%%

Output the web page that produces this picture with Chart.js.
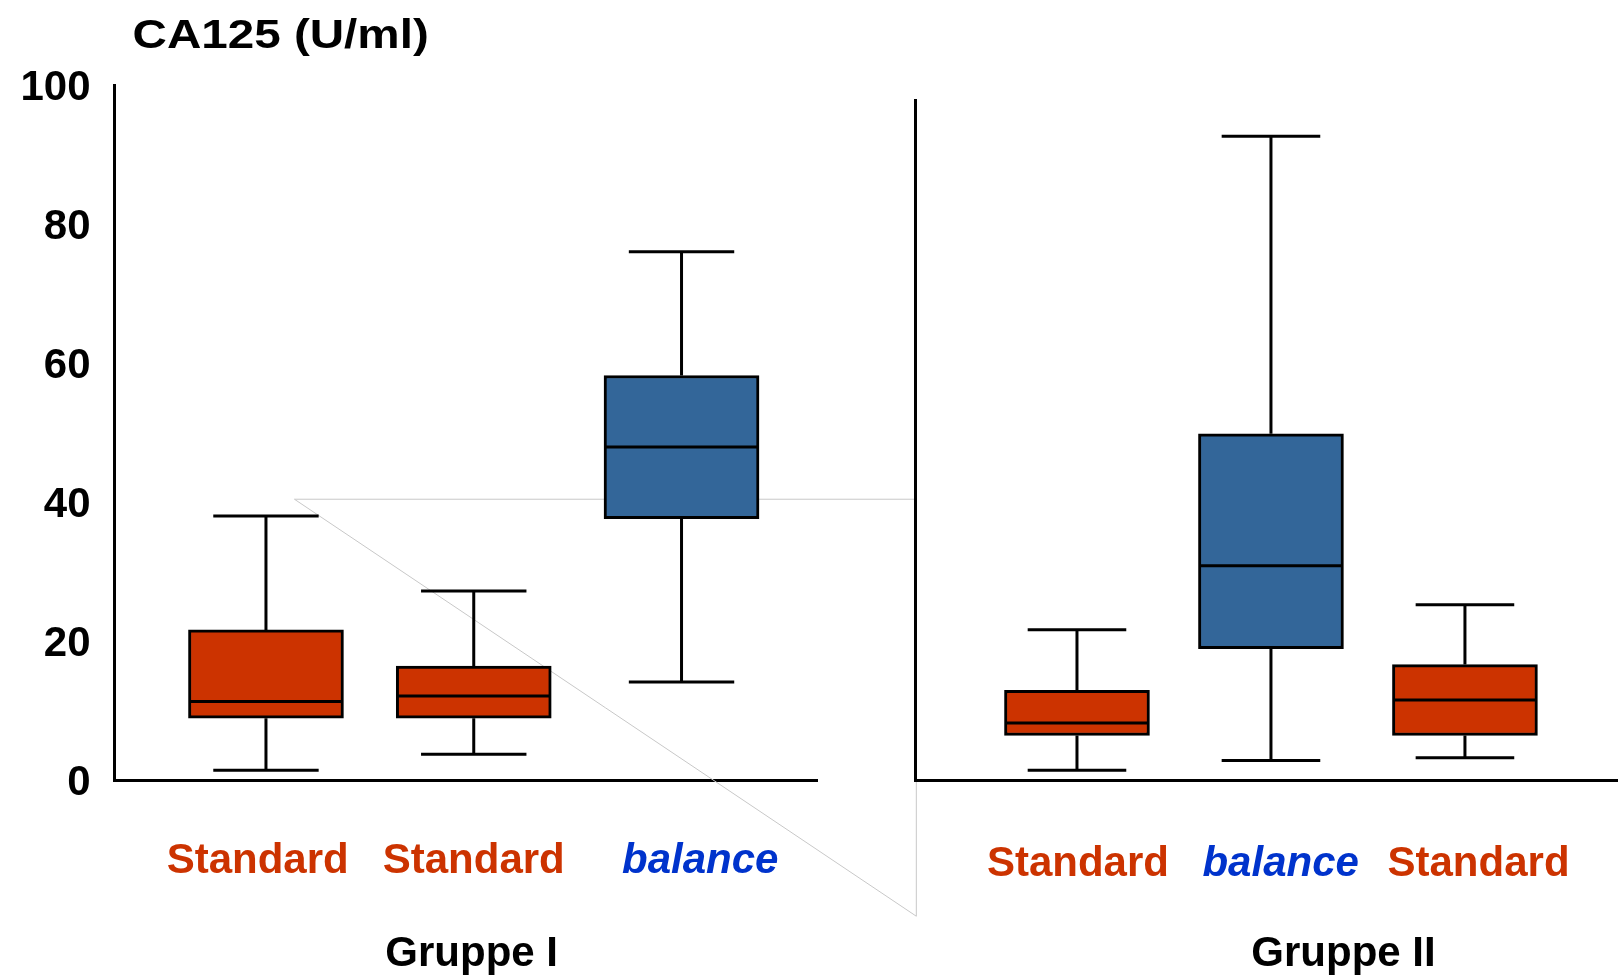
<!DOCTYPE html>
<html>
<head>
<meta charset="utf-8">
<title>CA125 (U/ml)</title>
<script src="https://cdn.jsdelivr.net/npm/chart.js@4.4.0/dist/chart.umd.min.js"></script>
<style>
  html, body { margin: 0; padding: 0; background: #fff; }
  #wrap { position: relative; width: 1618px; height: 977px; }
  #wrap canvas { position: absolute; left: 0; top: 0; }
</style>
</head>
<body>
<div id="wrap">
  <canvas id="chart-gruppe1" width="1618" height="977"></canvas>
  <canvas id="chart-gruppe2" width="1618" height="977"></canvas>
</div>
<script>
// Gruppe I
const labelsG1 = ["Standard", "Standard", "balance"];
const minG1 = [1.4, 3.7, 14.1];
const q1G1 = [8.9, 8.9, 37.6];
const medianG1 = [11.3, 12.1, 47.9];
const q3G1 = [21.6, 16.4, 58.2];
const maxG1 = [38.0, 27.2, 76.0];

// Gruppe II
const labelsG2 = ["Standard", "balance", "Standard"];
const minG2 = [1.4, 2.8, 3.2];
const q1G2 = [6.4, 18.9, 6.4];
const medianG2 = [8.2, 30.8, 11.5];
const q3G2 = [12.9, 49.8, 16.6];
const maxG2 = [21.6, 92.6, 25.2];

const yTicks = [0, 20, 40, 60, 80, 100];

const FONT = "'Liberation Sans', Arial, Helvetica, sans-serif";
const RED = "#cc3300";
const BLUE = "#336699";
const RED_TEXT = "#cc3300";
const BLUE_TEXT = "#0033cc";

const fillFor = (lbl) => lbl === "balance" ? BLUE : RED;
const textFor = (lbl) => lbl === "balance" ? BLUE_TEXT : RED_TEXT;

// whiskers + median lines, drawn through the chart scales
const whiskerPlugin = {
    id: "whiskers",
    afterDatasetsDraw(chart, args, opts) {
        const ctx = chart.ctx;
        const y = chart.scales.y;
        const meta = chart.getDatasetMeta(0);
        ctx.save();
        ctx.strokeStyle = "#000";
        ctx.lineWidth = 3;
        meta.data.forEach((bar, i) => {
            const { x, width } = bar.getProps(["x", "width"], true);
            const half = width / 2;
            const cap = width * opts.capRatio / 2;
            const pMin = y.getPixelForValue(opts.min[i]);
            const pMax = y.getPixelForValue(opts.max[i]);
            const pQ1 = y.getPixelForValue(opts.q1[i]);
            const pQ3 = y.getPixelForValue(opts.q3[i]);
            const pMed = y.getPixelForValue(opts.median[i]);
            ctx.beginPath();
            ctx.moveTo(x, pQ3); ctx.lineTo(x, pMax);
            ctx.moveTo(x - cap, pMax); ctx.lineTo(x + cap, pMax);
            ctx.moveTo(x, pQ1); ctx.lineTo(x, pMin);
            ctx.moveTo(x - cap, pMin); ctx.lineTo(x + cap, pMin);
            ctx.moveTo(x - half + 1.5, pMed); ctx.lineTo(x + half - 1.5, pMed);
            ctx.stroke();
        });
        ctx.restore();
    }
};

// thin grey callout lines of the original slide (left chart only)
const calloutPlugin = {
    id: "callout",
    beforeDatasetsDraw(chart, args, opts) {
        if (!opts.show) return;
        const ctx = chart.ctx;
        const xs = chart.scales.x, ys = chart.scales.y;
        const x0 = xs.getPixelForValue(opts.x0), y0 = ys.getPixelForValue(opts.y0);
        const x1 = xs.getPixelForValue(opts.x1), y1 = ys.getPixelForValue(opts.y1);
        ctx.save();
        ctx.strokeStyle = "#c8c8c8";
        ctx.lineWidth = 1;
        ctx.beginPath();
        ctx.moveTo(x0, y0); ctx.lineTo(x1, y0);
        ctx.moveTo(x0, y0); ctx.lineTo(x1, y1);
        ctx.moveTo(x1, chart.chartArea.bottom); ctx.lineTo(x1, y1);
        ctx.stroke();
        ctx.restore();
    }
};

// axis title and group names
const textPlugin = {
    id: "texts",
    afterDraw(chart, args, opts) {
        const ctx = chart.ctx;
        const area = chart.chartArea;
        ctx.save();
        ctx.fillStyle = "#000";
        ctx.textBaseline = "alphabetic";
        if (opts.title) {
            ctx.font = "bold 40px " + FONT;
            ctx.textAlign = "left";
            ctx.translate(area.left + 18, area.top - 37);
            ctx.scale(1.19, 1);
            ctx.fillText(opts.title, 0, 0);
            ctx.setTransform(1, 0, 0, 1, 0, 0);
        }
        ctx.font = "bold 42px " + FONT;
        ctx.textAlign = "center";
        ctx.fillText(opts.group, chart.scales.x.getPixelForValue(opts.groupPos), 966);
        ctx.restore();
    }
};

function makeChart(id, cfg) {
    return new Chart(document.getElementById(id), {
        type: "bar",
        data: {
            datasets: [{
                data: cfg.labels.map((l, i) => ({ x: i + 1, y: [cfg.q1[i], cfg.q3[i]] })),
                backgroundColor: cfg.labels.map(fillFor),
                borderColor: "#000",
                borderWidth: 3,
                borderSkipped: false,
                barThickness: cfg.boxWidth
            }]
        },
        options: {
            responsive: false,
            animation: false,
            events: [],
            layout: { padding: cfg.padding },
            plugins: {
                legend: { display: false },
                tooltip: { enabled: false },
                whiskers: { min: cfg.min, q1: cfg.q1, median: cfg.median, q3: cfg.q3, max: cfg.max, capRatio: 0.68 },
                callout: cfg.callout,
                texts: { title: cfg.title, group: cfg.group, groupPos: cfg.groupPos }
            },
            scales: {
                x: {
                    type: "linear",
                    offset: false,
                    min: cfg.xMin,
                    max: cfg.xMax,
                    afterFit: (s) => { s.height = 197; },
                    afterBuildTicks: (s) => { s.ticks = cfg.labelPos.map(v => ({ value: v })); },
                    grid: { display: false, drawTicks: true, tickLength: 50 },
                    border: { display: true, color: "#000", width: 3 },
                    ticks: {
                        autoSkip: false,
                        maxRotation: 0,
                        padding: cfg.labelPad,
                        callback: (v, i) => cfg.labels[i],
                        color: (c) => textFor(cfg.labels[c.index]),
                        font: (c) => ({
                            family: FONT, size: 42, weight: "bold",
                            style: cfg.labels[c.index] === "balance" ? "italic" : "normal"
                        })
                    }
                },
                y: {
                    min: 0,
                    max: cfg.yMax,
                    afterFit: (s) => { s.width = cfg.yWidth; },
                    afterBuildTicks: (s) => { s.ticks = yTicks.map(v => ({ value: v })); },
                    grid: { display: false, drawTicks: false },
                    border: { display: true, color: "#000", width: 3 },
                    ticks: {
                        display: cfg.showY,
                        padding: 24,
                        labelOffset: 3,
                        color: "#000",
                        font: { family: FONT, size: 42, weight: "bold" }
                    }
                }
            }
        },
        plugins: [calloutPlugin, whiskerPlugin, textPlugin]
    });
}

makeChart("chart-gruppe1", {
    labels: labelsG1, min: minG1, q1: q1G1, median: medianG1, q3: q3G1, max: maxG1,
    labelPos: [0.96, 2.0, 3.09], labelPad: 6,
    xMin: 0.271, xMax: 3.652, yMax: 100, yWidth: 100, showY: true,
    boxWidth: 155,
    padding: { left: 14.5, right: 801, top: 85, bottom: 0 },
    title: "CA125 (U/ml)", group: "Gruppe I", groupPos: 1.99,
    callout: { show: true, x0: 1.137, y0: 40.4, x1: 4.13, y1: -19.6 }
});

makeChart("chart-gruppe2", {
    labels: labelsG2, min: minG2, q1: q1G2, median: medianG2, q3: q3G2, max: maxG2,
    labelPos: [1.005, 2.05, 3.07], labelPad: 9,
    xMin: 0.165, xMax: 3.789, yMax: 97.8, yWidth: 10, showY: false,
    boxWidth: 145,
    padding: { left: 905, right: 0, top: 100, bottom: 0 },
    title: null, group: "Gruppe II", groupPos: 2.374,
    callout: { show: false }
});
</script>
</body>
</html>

%%

**What needs to be done:**
Repeat exactly and only the lines from the start of the data above through the line that holds "const maxG1 = [38.0, 27.2, 76.0];", inclusive. Pictures do not belong in the copy.

**Response to this exercise:**
Output the web page that produces this picture with Chart.js.
<!DOCTYPE html>
<html>
<head>
<meta charset="utf-8">
<title>CA125 (U/ml)</title>
<script src="https://cdn.jsdelivr.net/npm/chart.js@4.4.0/dist/chart.umd.min.js"></script>
<style>
  html, body { margin: 0; padding: 0; background: #fff; }
  #wrap { position: relative; width: 1618px; height: 977px; }
  #wrap canvas { position: absolute; left: 0; top: 0; }
</style>
</head>
<body>
<div id="wrap">
  <canvas id="chart-gruppe1" width="1618" height="977"></canvas>
  <canvas id="chart-gruppe2" width="1618" height="977"></canvas>
</div>
<script>
// Gruppe I
const labelsG1 = ["Standard", "Standard", "balance"];
const minG1 = [1.4, 3.7, 14.1];
const q1G1 = [8.9, 8.9, 37.6];
const medianG1 = [11.3, 12.1, 47.9];
const q3G1 = [21.6, 16.4, 58.2];
const maxG1 = [38.0, 27.2, 76.0];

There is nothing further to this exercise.